### Given exercise
Write the entries below out again exactly; any picture in them stays out.
start
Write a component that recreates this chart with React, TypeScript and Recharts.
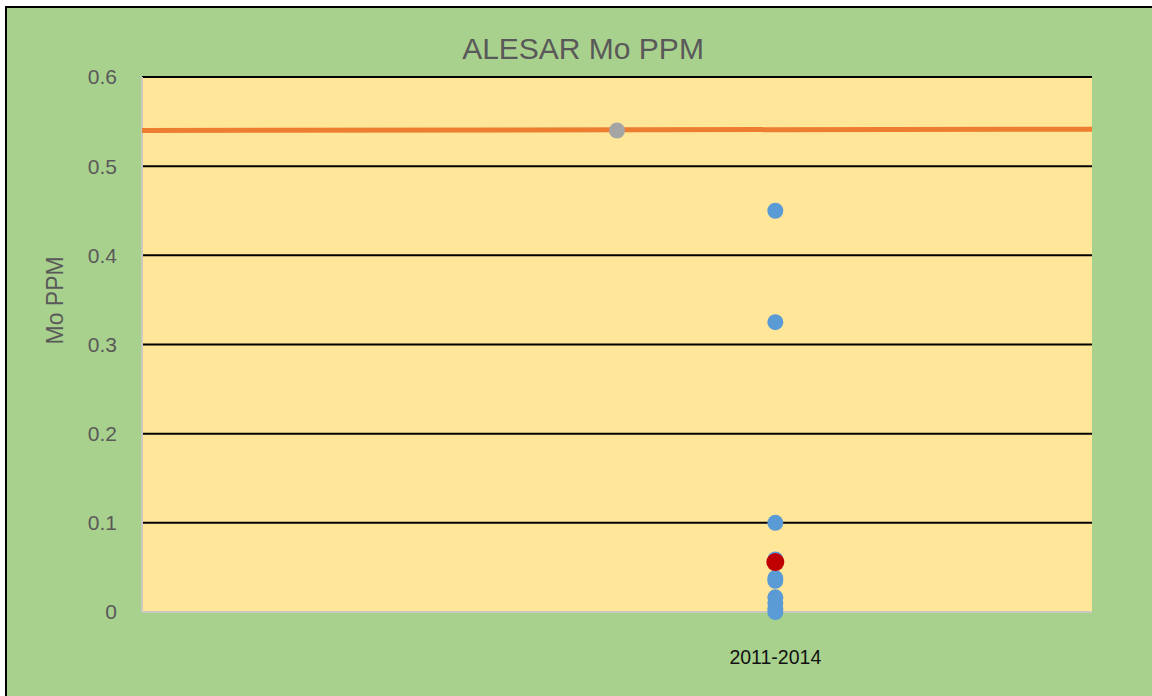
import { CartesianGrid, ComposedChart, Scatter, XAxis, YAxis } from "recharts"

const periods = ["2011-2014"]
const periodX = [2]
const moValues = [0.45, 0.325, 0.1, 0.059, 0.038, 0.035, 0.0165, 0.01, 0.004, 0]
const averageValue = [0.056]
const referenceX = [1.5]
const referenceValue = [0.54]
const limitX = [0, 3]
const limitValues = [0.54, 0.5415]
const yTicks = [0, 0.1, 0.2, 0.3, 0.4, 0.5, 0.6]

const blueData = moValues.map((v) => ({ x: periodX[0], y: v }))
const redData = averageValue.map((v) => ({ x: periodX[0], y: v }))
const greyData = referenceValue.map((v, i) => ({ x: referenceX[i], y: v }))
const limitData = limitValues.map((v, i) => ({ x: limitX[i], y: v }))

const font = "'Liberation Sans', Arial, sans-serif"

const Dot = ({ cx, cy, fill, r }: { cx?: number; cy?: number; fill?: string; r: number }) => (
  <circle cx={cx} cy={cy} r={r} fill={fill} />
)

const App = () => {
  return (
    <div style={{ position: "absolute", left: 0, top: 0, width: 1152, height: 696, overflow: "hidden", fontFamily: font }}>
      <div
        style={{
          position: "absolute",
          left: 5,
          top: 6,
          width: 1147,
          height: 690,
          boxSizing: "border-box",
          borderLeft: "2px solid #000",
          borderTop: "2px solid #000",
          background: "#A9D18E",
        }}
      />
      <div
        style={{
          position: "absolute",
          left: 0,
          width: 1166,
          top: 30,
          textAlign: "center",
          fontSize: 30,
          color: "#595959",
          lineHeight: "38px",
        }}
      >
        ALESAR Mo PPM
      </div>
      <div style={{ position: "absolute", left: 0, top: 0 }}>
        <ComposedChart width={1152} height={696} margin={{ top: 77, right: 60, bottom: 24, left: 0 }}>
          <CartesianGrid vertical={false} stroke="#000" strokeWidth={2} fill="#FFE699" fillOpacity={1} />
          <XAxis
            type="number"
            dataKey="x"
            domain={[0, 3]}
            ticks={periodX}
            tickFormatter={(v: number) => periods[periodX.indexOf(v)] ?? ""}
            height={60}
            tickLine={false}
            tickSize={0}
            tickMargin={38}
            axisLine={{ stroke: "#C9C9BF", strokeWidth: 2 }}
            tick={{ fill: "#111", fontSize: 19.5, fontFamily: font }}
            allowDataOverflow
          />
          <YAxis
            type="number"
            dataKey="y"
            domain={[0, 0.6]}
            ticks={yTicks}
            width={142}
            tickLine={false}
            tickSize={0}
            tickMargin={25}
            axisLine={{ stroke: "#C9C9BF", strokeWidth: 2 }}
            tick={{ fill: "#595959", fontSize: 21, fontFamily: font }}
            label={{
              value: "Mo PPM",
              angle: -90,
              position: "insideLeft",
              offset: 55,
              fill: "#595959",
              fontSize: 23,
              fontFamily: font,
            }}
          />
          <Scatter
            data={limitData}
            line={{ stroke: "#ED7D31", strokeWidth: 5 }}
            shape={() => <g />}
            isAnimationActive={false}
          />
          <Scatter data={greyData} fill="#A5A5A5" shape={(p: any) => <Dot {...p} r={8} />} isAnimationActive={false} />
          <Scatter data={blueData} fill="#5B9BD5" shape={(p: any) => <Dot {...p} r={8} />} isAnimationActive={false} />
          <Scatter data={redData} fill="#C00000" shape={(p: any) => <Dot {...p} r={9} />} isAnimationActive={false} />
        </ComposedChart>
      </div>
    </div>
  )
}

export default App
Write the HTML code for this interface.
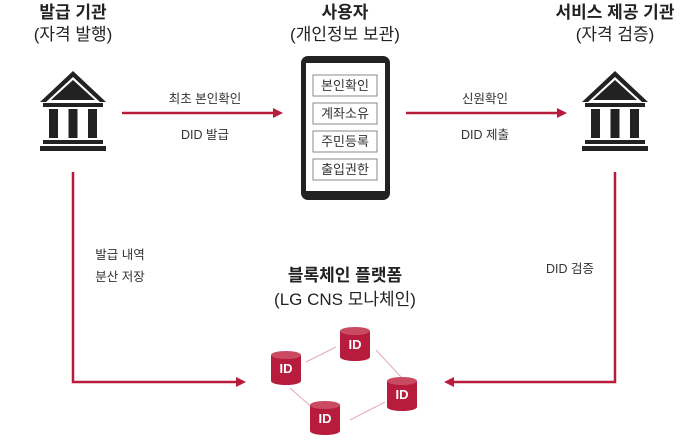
end
### Exercise answer
Write a component that recreates this chart with React, TypeScript and Recharts.
import { CartesianGrid, ComposedChart, Scatter, XAxis, YAxis } from "recharts"

const periods = ["2011-2014"]
const periodX = [2]
const moValues = [0.45, 0.325, 0.1, 0.059, 0.038, 0.035, 0.0165, 0.01, 0.004, 0]
const averageValue = [0.056]
const referenceX = [1.5]
const referenceValue = [0.54]
const limitX = [0, 3]
const limitValues = [0.54, 0.5415]
const yTicks = [0, 0.1, 0.2, 0.3, 0.4, 0.5, 0.6]

const blueData = moValues.map((v) => ({ x: periodX[0], y: v }))
const redData = averageValue.map((v) => ({ x: periodX[0], y: v }))
const greyData = referenceValue.map((v, i) => ({ x: referenceX[i], y: v }))
const limitData = limitValues.map((v, i) => ({ x: limitX[i], y: v }))

const font = "'Liberation Sans', Arial, sans-serif"

const Dot = ({ cx, cy, fill, r }: { cx?: number; cy?: number; fill?: string; r: number }) => (
  <circle cx={cx} cy={cy} r={r} fill={fill} />
)

const App = () => {
  return (
    <div style={{ position: "absolute", left: 0, top: 0, width: 1152, height: 696, overflow: "hidden", fontFamily: font }}>
      <div
        style={{
          position: "absolute",
          left: 5,
          top: 6,
          width: 1147,
          height: 690,
          boxSizing: "border-box",
          borderLeft: "2px solid #000",
          borderTop: "2px solid #000",
          background: "#A9D18E",
        }}
      />
      <div
        style={{
          position: "absolute",
          left: 0,
          width: 1166,
          top: 30,
          textAlign: "center",
          fontSize: 30,
          color: "#595959",
          lineHeight: "38px",
        }}
      >
        ALESAR Mo PPM
      </div>
      <div style={{ position: "absolute", left: 0, top: 0 }}>
        <ComposedChart width={1152} height={696} margin={{ top: 77, right: 60, bottom: 24, left: 0 }}>
          <CartesianGrid vertical={false} stroke="#000" strokeWidth={2} fill="#FFE699" fillOpacity={1} />
          <XAxis
            type="number"
            dataKey="x"
            domain={[0, 3]}
            ticks={periodX}
            tickFormatter={(v: number) => periods[periodX.indexOf(v)] ?? ""}
            height={60}
            tickLine={false}
            tickSize={0}
            tickMargin={38}
            axisLine={{ stroke: "#C9C9BF", strokeWidth: 2 }}
            tick={{ fill: "#111", fontSize: 19.5, fontFamily: font }}
            allowDataOverflow
          />
          <YAxis
            type="number"
            dataKey="y"
            domain={[0, 0.6]}
            ticks={yTicks}
            width={142}
            tickLine={false}
            tickSize={0}
            tickMargin={25}
            axisLine={{ stroke: "#C9C9BF", strokeWidth: 2 }}
            tick={{ fill: "#595959", fontSize: 21, fontFamily: font }}
            label={{
              value: "Mo PPM",
              angle: -90,
              position: "insideLeft",
              offset: 55,
              fill: "#595959",
              fontSize: 23,
              fontFamily: font,
            }}
          />
          <Scatter
            data={limitData}
            line={{ stroke: "#ED7D31", strokeWidth: 5 }}
            shape={() => <g />}
            isAnimationActive={false}
          />
          <Scatter data={greyData} fill="#A5A5A5" shape={(p: any) => <Dot {...p} r={8} />} isAnimationActive={false} />
          <Scatter data={blueData} fill="#5B9BD5" shape={(p: any) => <Dot {...p} r={8} />} isAnimationActive={false} />
          <Scatter data={redData} fill="#C00000" shape={(p: any) => <Dot {...p} r={9} />} isAnimationActive={false} />
        </ComposedChart>
      </div>
    </div>
  )
}

export default App
Write the HTML code for this interface.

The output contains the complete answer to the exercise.